→ TASK OBJECTIVE
Retype, word for word, the lines between the ones holding "Convert this chart to Plotly code." and "hospitalized = [1.8, 1.8, 1.7, 1.8, 2.1]", inclusive; pictures stay out of the copy.

→ DATA SECTION
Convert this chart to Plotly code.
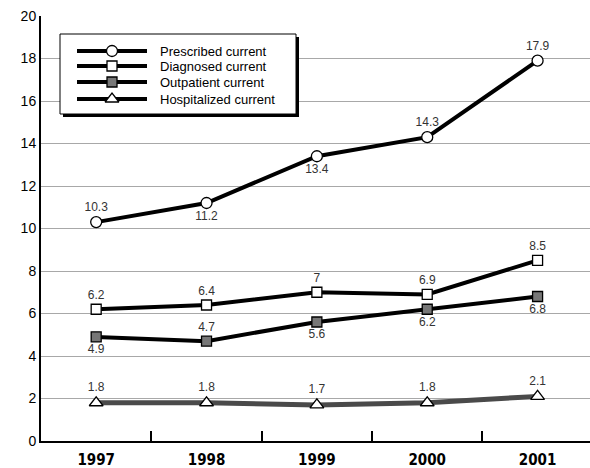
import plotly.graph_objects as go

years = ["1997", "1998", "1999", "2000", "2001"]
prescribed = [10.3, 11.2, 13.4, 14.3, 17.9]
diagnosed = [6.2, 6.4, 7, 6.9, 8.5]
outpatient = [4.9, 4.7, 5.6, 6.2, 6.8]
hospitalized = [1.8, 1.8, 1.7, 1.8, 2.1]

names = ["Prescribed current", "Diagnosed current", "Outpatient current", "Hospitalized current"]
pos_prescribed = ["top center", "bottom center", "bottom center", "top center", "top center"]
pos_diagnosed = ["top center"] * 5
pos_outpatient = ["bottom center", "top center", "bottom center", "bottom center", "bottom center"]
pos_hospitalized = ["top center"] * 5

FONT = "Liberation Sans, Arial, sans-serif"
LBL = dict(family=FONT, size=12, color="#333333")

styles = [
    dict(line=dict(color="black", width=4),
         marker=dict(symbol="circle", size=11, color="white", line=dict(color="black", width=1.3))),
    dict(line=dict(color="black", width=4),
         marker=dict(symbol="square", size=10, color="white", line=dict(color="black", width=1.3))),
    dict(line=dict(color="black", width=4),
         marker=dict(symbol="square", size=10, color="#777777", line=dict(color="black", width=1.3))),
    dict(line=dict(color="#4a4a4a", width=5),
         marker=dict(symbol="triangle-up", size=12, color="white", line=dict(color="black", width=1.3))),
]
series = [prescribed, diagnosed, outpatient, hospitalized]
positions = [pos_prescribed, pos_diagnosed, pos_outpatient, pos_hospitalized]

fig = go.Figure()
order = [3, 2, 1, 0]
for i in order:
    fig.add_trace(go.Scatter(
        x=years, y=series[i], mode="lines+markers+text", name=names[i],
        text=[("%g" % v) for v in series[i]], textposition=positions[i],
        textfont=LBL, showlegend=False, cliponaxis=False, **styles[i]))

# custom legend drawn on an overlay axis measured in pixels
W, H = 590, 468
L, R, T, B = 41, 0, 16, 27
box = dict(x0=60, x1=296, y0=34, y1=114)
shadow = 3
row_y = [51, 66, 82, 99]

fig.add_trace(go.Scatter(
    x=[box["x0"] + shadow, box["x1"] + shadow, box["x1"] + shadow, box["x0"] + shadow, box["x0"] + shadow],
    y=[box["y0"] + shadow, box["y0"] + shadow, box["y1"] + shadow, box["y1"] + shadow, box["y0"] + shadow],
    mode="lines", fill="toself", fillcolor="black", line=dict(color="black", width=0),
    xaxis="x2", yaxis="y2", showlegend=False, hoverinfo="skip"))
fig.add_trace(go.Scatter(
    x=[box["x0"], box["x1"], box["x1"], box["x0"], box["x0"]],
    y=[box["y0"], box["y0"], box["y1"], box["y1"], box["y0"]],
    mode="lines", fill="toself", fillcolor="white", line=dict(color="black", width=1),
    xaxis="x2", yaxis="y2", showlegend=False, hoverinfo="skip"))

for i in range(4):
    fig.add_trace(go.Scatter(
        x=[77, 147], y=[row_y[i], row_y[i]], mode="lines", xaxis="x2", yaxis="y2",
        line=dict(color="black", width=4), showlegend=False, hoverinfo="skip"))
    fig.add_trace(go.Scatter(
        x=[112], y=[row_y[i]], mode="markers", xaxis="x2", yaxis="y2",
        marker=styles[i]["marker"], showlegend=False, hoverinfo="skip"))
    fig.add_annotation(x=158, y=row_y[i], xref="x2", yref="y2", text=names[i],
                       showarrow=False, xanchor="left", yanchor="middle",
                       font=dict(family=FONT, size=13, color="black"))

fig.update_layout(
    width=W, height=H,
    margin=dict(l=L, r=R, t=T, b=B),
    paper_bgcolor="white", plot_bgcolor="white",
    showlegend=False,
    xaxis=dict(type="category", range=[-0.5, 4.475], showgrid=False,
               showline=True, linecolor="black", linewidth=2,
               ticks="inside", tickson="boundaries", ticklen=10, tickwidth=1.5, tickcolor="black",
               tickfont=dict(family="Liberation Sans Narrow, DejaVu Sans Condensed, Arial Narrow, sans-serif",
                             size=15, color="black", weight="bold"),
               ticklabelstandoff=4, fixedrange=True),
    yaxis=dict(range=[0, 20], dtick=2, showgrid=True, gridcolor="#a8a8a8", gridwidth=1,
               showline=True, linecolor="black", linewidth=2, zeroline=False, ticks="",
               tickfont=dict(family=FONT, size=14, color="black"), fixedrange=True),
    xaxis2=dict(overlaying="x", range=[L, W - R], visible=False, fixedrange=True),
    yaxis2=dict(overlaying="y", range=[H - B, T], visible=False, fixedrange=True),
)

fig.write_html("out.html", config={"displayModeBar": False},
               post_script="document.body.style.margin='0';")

==

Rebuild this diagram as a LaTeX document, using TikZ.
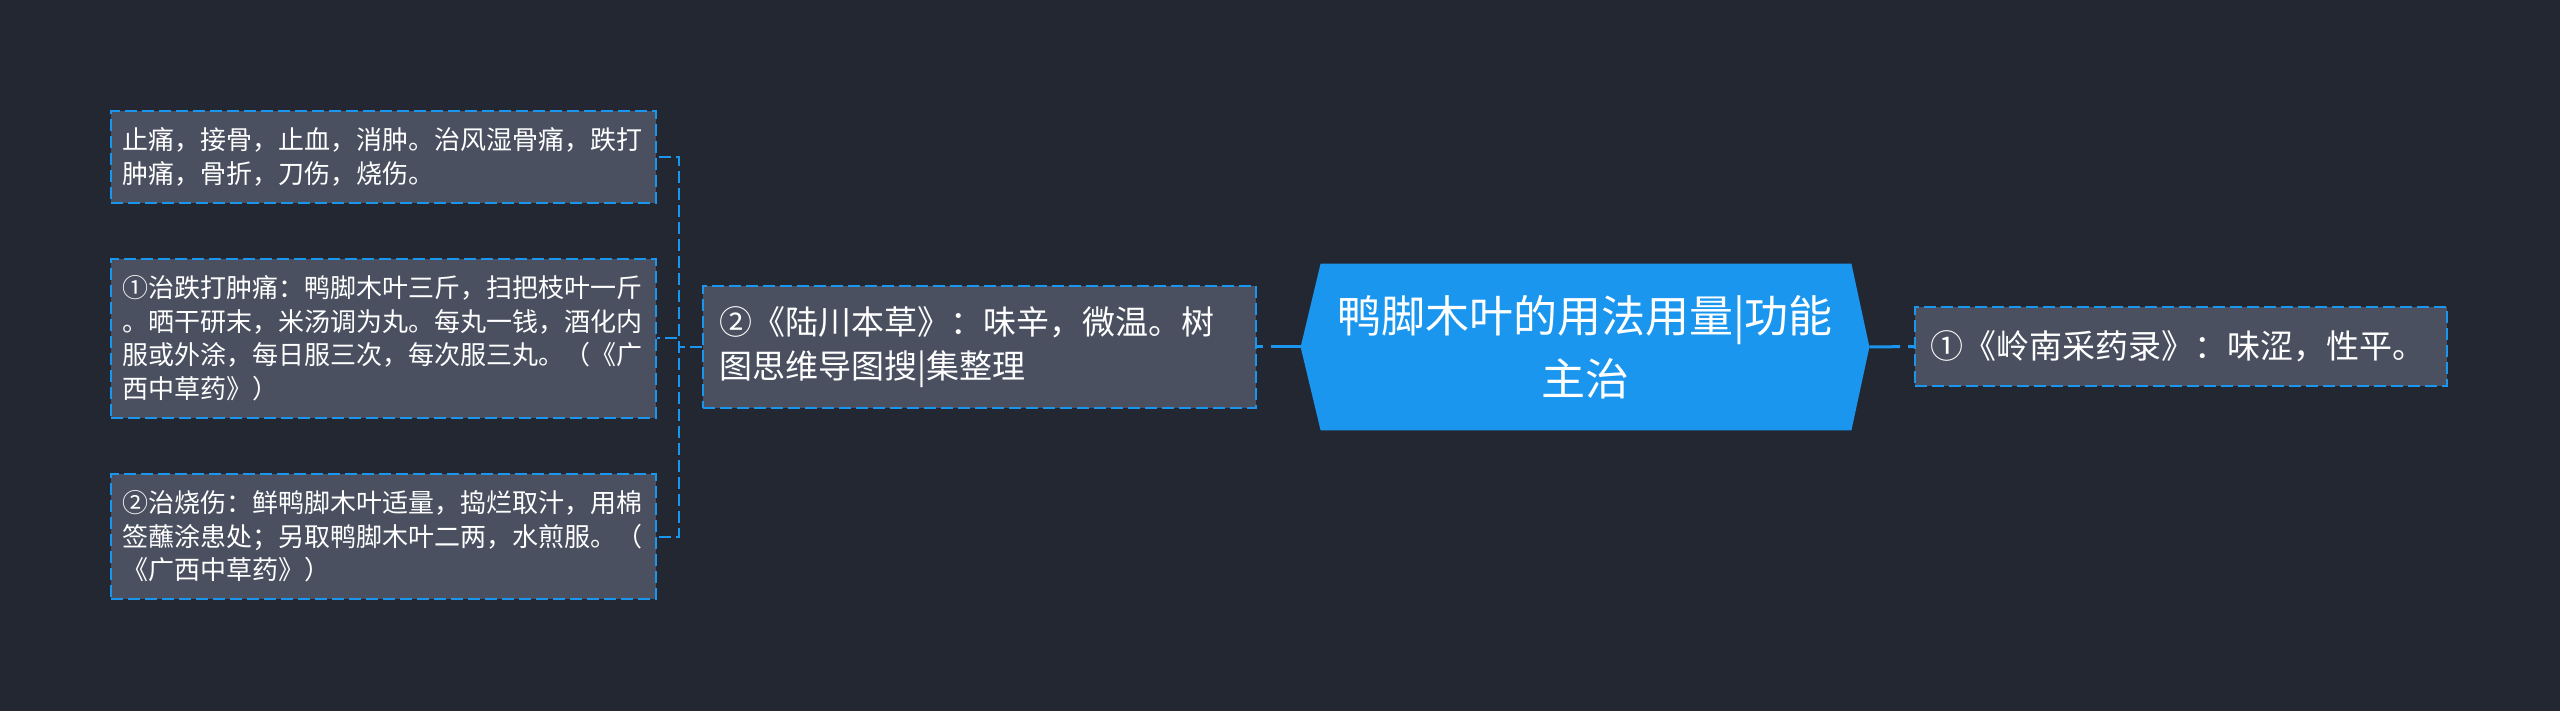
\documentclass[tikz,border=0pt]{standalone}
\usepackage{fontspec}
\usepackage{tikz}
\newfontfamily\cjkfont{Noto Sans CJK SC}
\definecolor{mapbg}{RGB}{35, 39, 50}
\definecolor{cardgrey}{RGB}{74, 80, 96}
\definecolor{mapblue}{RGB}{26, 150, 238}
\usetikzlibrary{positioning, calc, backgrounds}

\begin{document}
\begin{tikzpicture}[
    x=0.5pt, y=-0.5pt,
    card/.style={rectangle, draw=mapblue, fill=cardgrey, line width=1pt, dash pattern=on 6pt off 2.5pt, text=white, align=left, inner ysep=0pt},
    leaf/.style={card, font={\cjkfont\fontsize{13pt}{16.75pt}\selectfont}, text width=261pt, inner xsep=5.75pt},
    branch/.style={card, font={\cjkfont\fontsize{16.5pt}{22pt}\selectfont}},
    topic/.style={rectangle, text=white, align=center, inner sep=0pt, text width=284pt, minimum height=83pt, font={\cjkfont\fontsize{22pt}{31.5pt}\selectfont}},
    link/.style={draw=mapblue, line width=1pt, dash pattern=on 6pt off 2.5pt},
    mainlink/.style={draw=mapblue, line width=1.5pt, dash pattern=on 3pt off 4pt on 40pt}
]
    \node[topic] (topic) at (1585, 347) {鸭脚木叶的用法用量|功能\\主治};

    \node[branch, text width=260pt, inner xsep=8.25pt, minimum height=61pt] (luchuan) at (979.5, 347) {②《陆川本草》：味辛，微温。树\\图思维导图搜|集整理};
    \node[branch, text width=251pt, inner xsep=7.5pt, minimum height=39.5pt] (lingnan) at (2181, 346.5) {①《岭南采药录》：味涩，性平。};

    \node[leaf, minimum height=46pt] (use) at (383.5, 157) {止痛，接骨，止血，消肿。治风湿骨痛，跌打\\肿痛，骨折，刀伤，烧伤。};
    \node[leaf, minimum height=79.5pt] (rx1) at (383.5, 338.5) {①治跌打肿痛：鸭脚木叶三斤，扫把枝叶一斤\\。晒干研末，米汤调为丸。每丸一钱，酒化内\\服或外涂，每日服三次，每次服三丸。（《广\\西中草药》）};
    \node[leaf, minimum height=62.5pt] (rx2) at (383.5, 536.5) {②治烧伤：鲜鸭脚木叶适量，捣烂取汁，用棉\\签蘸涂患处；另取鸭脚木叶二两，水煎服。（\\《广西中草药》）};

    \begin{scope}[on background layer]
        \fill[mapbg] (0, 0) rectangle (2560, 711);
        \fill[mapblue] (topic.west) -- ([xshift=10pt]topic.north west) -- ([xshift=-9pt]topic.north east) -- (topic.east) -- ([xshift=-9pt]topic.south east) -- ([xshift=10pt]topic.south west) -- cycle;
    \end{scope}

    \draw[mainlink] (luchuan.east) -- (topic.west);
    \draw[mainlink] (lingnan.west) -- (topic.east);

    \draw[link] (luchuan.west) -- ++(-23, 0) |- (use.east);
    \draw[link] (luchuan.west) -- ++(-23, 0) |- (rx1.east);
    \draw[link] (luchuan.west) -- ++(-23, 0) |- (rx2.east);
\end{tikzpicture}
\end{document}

→ RESPONSE TO THIS TASK
Convert this chart to Plotly code.
import plotly.graph_objects as go

years = ["1997", "1998", "1999", "2000", "2001"]
prescribed = [10.3, 11.2, 13.4, 14.3, 17.9]
diagnosed = [6.2, 6.4, 7, 6.9, 8.5]
outpatient = [4.9, 4.7, 5.6, 6.2, 6.8]
hospitalized = [1.8, 1.8, 1.7, 1.8, 2.1]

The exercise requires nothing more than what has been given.